What Symptoms Occur With Balance Disorders?
The following is a list of some of the symptoms that one can experience with a balance disorder:
- Hearing loss
- Ringing in the ears (tinnitus)
- Chronic fatigue
- Loss of balance
- Feelings of rocking and swaying
How Do I Know What’s Causing My Balance Disorder?
In short, there can be many reasons behind balance disorders. These can range from a head or neck injury, to viral infections, which can lead to conditions such as Vestibular Neuritis causing damage and inflammation to the vestibulocochlear nerve. This nerve is essential for maintaining balance and transmitting auditory information from the inner ear, to the brain. It is also the eighth cranial nerve; damaging this nerve can lead to sensory information being processed incorrectly within the brain.
Other balance disorders can come into effect, where loud sounds or motion (such as when on a flight) can be involved.
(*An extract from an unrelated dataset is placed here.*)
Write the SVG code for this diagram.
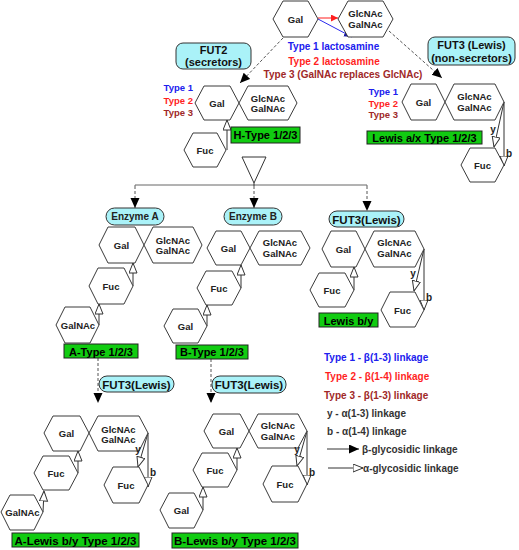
<svg xmlns="http://www.w3.org/2000/svg" width="519" height="550" viewBox="0 0 519 550">
<style>
text{font-family:"Liberation Sans",Arial,sans-serif;font-weight:bold;}
.hex{fill:#fff;stroke:#3a3a3a;stroke-width:1;}
.ht{font-size:9.5px;fill:#222;text-anchor:middle;}
.enz{fill:#aaf2f8;stroke:#333;stroke-width:1;}
.et{font-size:11px;fill:#111;text-anchor:middle;}
.grn{fill:#11cc11;stroke:#222;stroke-width:1;}
.gt{font-size:11px;fill:#000;text-anchor:middle;}
.t1{fill:#2020ee;font-size:9.5px;}
.t2{fill:#ff1f1f;font-size:9.5px;}
.t3{fill:#a02828;font-size:9.5px;}
.lg{font-size:10px;}
.dk{fill:#333;}
.lnk{stroke:#333;stroke-width:1;fill:none;}
.dash{stroke:#555;stroke-width:1;stroke-dasharray:3,2;fill:none;}
.lbl{font-size:10px;fill:#222;}
</style>
<defs>
<marker id="op" markerUnits="userSpaceOnUse" markerWidth="11" markerHeight="10" refX="10.5" refY="4.5" orient="auto"><path d="M0.5,0.5 L10.5,4.5 L0.5,8.5 z" fill="#fff" stroke="#333" stroke-width="1"/></marker>
<marker id="fl" markerUnits="userSpaceOnUse" markerWidth="11" markerHeight="10" refX="10" refY="4.5" orient="auto"><path d="M0,0 L10,4.5 L0,9 z" fill="#000"/></marker>
<marker id="rd" markerUnits="userSpaceOnUse" markerWidth="8" markerHeight="8" refX="7" refY="3.5" orient="auto"><path d="M0,0 L7,3.5 L0,7 z" fill="#ff1f1f"/></marker>
<marker id="bl" markerUnits="userSpaceOnUse" markerWidth="9" markerHeight="8" refX="8" refY="3.5" orient="auto"><path d="M0,0 L8,3.5 L0,7 z" fill="#1a1aa0"/></marker>
</defs>

<g id="connectors">
<line x1="318" y1="18" x2="338" y2="18" stroke="#ff1f1f" stroke-width="1" marker-end="url(#rd)"/>
<line x1="318" y1="19" x2="352" y2="37" stroke="#2a2aee" stroke-width="1" marker-end="url(#bl)"/>
<line class="dash" x1="283" y1="38" x2="240" y2="83" marker-end="url(#fl)"/>
<line class="dash" x1="389" y1="31" x2="442" y2="78" marker-end="url(#fl)"/>
<line class="lnk" x1="227" y1="150" x2="227" y2="120" marker-end="url(#op)"/>
<line class="lnk" x1="504" y1="102" x2="494" y2="147" marker-end="url(#op)"/>
<line class="lnk" x1="504" y1="102" x2="504" y2="166" marker-end="url(#op)"/>
<polygon points="242,157 266,157 254,183" fill="#fff" stroke="#333" stroke-width="1"/>
<polyline points="135,186 135,185 367,185 367,186" fill="none" stroke="#666" stroke-width="1"/>
<line x1="254" y1="183" x2="254" y2="186" stroke="#333"/>
<line class="dash" x1="135" y1="186" x2="135" y2="208" marker-end="url(#fl)"/>
<line class="dash" x1="254" y1="186" x2="254" y2="208" marker-end="url(#fl)"/>
<line class="dash" x1="367" y1="186" x2="367" y2="211" marker-end="url(#fl)"/>
<line class="lnk" x1="133" y1="286" x2="133" y2="263" marker-end="url(#op)"/>
<line class="lnk" x1="99" y1="325" x2="99" y2="304" marker-end="url(#op)"/>
<line class="lnk" x1="241" y1="288" x2="241" y2="265" marker-end="url(#op)"/>
<line class="lnk" x1="207" y1="326" x2="207" y2="305" marker-end="url(#op)"/>
<line class="lnk" x1="354" y1="290" x2="354" y2="267" marker-end="url(#op)"/>
<line class="lnk" x1="424" y1="249" x2="414" y2="291" marker-end="url(#op)"/>
<line class="lnk" x1="424" y1="249" x2="424" y2="310" marker-end="url(#op)"/>
<line class="dash" x1="98" y1="358" x2="98" y2="403" marker-end="url(#fl)"/>
<line class="dash" x1="211" y1="359" x2="211" y2="403" marker-end="url(#fl)"/>
<line class="lnk" x1="78" y1="473" x2="78" y2="451" marker-end="url(#op)"/>
<line class="lnk" x1="43" y1="512" x2="44" y2="491" marker-end="url(#op)"/>
<line class="lnk" x1="148" y1="433" x2="138" y2="467" marker-end="url(#op)"/>
<line class="lnk" x1="148" y1="433" x2="148" y2="487" marker-end="url(#op)"/>
<line class="lnk" x1="237" y1="470" x2="237" y2="448" marker-end="url(#op)"/>
<line class="lnk" x1="203" y1="510" x2="203" y2="487" marker-end="url(#op)"/>
<line class="lnk" x1="307" y1="431" x2="297" y2="466" marker-end="url(#op)"/>
<line class="lnk" x1="307" y1="431" x2="307" y2="485" marker-end="url(#op)"/>
<line class="lnk" x1="327" y1="449" x2="359" y2="449" marker-end="url(#fl)"/>
<line class="lnk" x1="328" y1="468" x2="363" y2="468" marker-end="url(#op)"/>
</g>

<g id="top">
<g id="top-gal"><polygon class="hex" points="273,19 283,1 308,1 318,19 308,37 283,37"/><text class="ht" x="295.5" y="22.5">Gal</text></g>
<g id="top-glcnac"><polygon class="hex" points="338,19 348,1 383,1 393,19 383,37 348,37"/><text class="ht" x="365.5" y="17">GlcNAc</text><text class="ht" x="365.5" y="28">GalNAc</text></g>
<text class="t1 lg" x="333.5" y="50" text-anchor="middle" style="font-size:10px">Type 1 lactosamine</text>
<text class="t2 lg" x="334" y="64.5" text-anchor="middle" style="font-size:10px">Type 2 lactosamine</text>
<text class="t3 lg" x="343" y="78" text-anchor="middle" style="font-size:10px">Type 3 (GalNAc replaces GlcNAc)</text>
</g>

<g id="fut2"><rect class="enz" x="176" y="43" width="75" height="26" rx="7"/><text class="et" x="213.5" y="54">FUT2</text><text class="et" x="213.5" y="66">(secretors)</text></g>
<g id="fut3-top"><rect class="enz" x="428" y="37" width="87" height="28" rx="7"/><text class="et" x="471.5" y="49">FUT3 (Lewis)</text><text class="et" x="471.5" y="61.5">(non-secretors)</text></g>

<g id="h-type">
<text class="t1" x="193" y="90.5" text-anchor="end">Type 1</text>
<text class="t2" x="193" y="103.5" text-anchor="end">Type 2</text>
<text class="t3" x="193" y="116" text-anchor="end">Type 3</text>
<g id="h-gal"><polygon class="hex" points="195,103 204,86 230,86 239,103 230,120 204,120"/><text class="ht" x="217" y="106.5">Gal</text></g>
<g id="h-glcnac"><polygon class="hex" points="239,103 248,86 288,86 297,103 288,120 248,120"/><text class="ht" x="268" y="101.5">GlcNAc</text><text class="ht" x="268" y="111.5">GalNAc</text></g>
<g id="h-fuc"><polygon class="hex" points="184,150 193,133 217,133 226,150 217,167 193,167"/><text class="ht" x="205" y="153.5">Fuc</text></g>
<g id="h-label"><rect class="grn" x="231" y="127" width="69" height="16"/><text class="gt" x="265.5" y="139">H-Type 1/2/3</text></g>
</g>

<g id="lewis-ax">
<text class="t1" x="398" y="94.5" text-anchor="end">Type 1</text>
<text class="t2" x="398" y="106.5" text-anchor="end">Type 2</text>
<text class="t3" x="398" y="118" text-anchor="end">Type 3</text>
<g id="ax-gal"><polygon class="hex" points="402,102 411,84 436,84 445,102 436,120 411,120"/><text class="ht" x="423.5" y="105.5">Gal</text></g>
<g id="ax-glcnac"><polygon class="hex" points="445,102 454,84 495,84 504,102 495,120 454,120"/><text class="ht" x="474.5" y="100">GlcNAc</text><text class="ht" x="474.5" y="110.5">GalNAc</text></g>
<g id="ax-fuc"><polygon class="hex" points="461,165 470,148 495,148 504,165 495,182 470,182"/><text class="ht" x="482.5" y="168.5">Fuc</text></g>
<text class="lbl" x="493" y="133" text-anchor="middle">y</text>
<text class="lbl" x="506" y="157">b</text>
<g id="ax-label"><rect class="grn" x="367" y="131" width="115" height="13"/><text class="gt" x="424.5" y="141.5">Lewis a/x Type 1/2/3</text></g>
</g>

<g id="enzyme-a"><rect class="enz" x="106" y="208" width="58" height="17" rx="8.5"/><text class="ht" x="135" y="220" style="font-size:10px">Enzyme A</text></g>
<g id="enzyme-b"><rect class="enz" x="224" y="208" width="58" height="17" rx="8.5"/><text class="ht" x="253" y="220" style="font-size:10px">Enzyme B</text></g>
<g id="fut3-mid"><rect class="enz" x="329" y="211" width="75" height="16" rx="8"/><text class="et" x="366.5" y="223.5" style="font-size:11.5px">FUT3(Lewis)</text></g>

<g id="a-type">
<g id="a-gal"><polygon class="hex" points="99,245 108,227 135,227 144,245 135,263 108,263"/><text class="ht" x="121.5" y="248.5">Gal</text></g>
<g id="a-glcnac"><polygon class="hex" points="144,245 153,227 193,227 202,245 193,263 153,263"/><text class="ht" x="173" y="243.5">GlcNAc</text><text class="ht" x="173" y="253.5">GalNAc</text></g>
<g id="a-fuc"><polygon class="hex" points="89,286 98,268 124,268 133,286 124,304 98,304"/><text class="ht" x="111" y="289.5">Fuc</text></g>
<g id="a-galnac"><polygon class="hex" points="56,325 65,307 90,307 99,325 90,343 65,343"/><text class="ht" x="78" y="328.5">GalNAc</text></g>
<g id="a-label"><rect class="grn" x="64" y="344" width="74" height="14"/><text class="gt" x="101" y="355.5">A-Type 1/2/3</text></g>
</g>

<g id="b-type">
<g id="b-gal"><polygon class="hex" points="207,248 216,231 241,231 250,248 241,265 216,265"/><text class="ht" x="228.5" y="251.5">Gal</text></g>
<g id="b-glcnac"><polygon class="hex" points="250,248 259,231 301,231 310,248 301,265 259,265"/><text class="ht" x="280" y="246">GlcNAc</text><text class="ht" x="280" y="256.5">GalNAc</text></g>
<g id="b-fuc"><polygon class="hex" points="197,288 206,271 232,271 241,288 232,305 206,305"/><text class="ht" x="219" y="291.5">Fuc</text></g>
<g id="b-gal2"><polygon class="hex" points="164,326 173,309 198,309 207,326 198,343 173,343"/><text class="ht" x="185.5" y="329.5">Gal</text></g>
<g id="b-label"><rect class="grn" x="176" y="345" width="72" height="14"/><text class="gt" x="212" y="356">B-Type 1/2/3</text></g>
</g>

<g id="lewis-by">
<g id="by-gal"><polygon class="hex" points="322,249 331,231 356,231 365,249 356,267 331,267"/><text class="ht" x="343.5" y="252.5">Gal</text></g>
<g id="by-glcnac"><polygon class="hex" points="365,249 374,231 415,231 424,249 415,267 374,267"/><text class="ht" x="394.5" y="246">GlcNAc</text><text class="ht" x="394.5" y="256.5">GalNAc</text></g>
<g id="by-fuc1"><polygon class="hex" points="310,290 319,273 345,273 354,290 345,307 319,307"/><text class="ht" x="332" y="293.5">Fuc</text></g>
<g id="by-fuc2"><polygon class="hex" points="381,310 390,292 415,292 424,310 415,327 390,327"/><text class="ht" x="402.5" y="313.5">Fuc</text></g>
<text class="lbl" x="413" y="277" text-anchor="middle">y</text>
<text class="lbl" x="426" y="301">b</text>
<g id="by-label"><rect class="grn" x="319" y="313" width="59" height="14"/><text class="gt" x="348.5" y="324.5">Lewis b/y</text></g>
</g>

<g id="fut3-a"><rect class="enz" x="99" y="376" width="75" height="16" rx="8"/><text class="et" x="136.5" y="388.5" style="font-size:11.5px">FUT3(Lewis)</text></g>
<g id="fut3-b"><rect class="enz" x="212" y="376" width="74" height="17" rx="8"/><text class="et" x="249" y="389" style="font-size:11.5px">FUT3(Lewis)</text></g>

<g id="a-lewis">
<g id="al-gal"><polygon class="hex" points="44,433 53,416 80,416 89,433 80,451 53,451"/><text class="ht" x="66.5" y="437">Gal</text></g>
<g id="al-glcnac"><polygon class="hex" points="89,433 98,416 139,416 148,433 139,451 98,451"/><text class="ht" x="118.5" y="432.5">GlcNAc</text><text class="ht" x="118.5" y="443">GalNAc</text></g>
<g id="al-fuc"><polygon class="hex" points="34,473 43,456 69,456 78,473 69,490 43,490"/><text class="ht" x="56" y="476.5">Fuc</text></g>
<g id="al-galnac"><polygon class="hex" points="1,512 10,495 34,495 43,512 34,530 10,530"/><text class="ht" x="22.5" y="515.5">GalNAc</text></g>
<g id="al-fuc2"><polygon class="hex" points="104,485 113,467 139,467 148,485 139,503 113,503"/><text class="ht" x="126" y="488.5">Fuc</text></g>
<text class="lbl" x="138" y="453" text-anchor="middle">y</text>
<text class="lbl" x="150" y="476">b</text>
<g id="al-label"><rect class="grn" x="12" y="533" width="127" height="14"/><text class="gt" x="75.5" y="544.5" style="font-size:11.5px">A-Lewis b/y Type 1/2/3</text></g>
</g>

<g id="b-lewis">
<g id="bl-gal"><polygon class="hex" points="204,431 213,414 240,414 249,431 240,448 213,448"/><text class="ht" x="226.5" y="434.5">Gal</text></g>
<g id="bl-glcnac"><polygon class="hex" points="249,431 258,414 298,414 307,431 298,448 258,448"/><text class="ht" x="278" y="428.5">GlcNAc</text><text class="ht" x="278" y="439.5">GalNAc</text></g>
<g id="bl-fuc"><polygon class="hex" points="193,470 202,453 228,453 237,470 228,487 202,487"/><text class="ht" x="215" y="473.5">Fuc</text></g>
<g id="bl-gal2"><polygon class="hex" points="160,510 169,493 194,493 203,510 194,528 169,528"/><text class="ht" x="181.5" y="513.5">Gal</text></g>
<g id="bl-fuc2"><polygon class="hex" points="263,484 272,466 298,466 307,484 298,502 272,502"/><text class="ht" x="285" y="487.5">Fuc</text></g>
<text class="lbl" x="297" y="453" text-anchor="middle">y</text>
<text class="lbl" x="309" y="476">b</text>
<g id="bl-label"><rect class="grn" x="172" y="533" width="126" height="15"/><text class="gt" x="235" y="544.5" style="font-size:11.5px">B-Lewis b/y Type 1/2/3</text></g>
</g>

<g id="legend">
<text class="lg" x="324" y="361" fill="#2020ee">Type 1 - β(1-3) linkage</text>
<text class="lg" x="325" y="380" fill="#ff1f1f">Type 2 - β(1-4) linkage</text>
<text class="lg" x="324" y="399" fill="#a02828">Type 3 - β(1-3) linkage</text>
<text class="lg dk" x="327" y="417">y - α(1-3) linkage</text>
<text class="lg dk" x="327" y="435">b - α(1-4) linkage</text>
<text class="lg dk" x="362" y="453">β-glycosidic linkage</text>
<text class="lg dk" x="363" y="472">α-glycosidic linkage</text>
</g>
</svg>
An example is MdDS (Mal de Debarquement Syndrome), which makes one feel like they are rocking or swaying after they have disembarked from a moving vehicle. It is also possible for the swaying and rocking sensation to be summoned without a trigger with some individuals.
In addition, for balance disorders such as Meniere’s Disease, factors that pertain to autoimmunity can be the reason why someone may suffer from a vestibular disorder. Autoimmune reactions can damage and alter the structure of the inner ear, resulting in irregular sensory input from the vestibular system, being transmitted to the brain.
There is also one more aspect where those that suffer from a vestibular disorder may not be aware of, and that’s hyperinsulinemia. This is where excess insulin is found in the blood. According to one study 72% of those with Meniere’s Disease suffered from hyperinsulinemia. However in comparison with glucose levels, only 21% of patients had abnormal glucose levels.
From this we can conclude that balance disorders can be due to a number of different factors.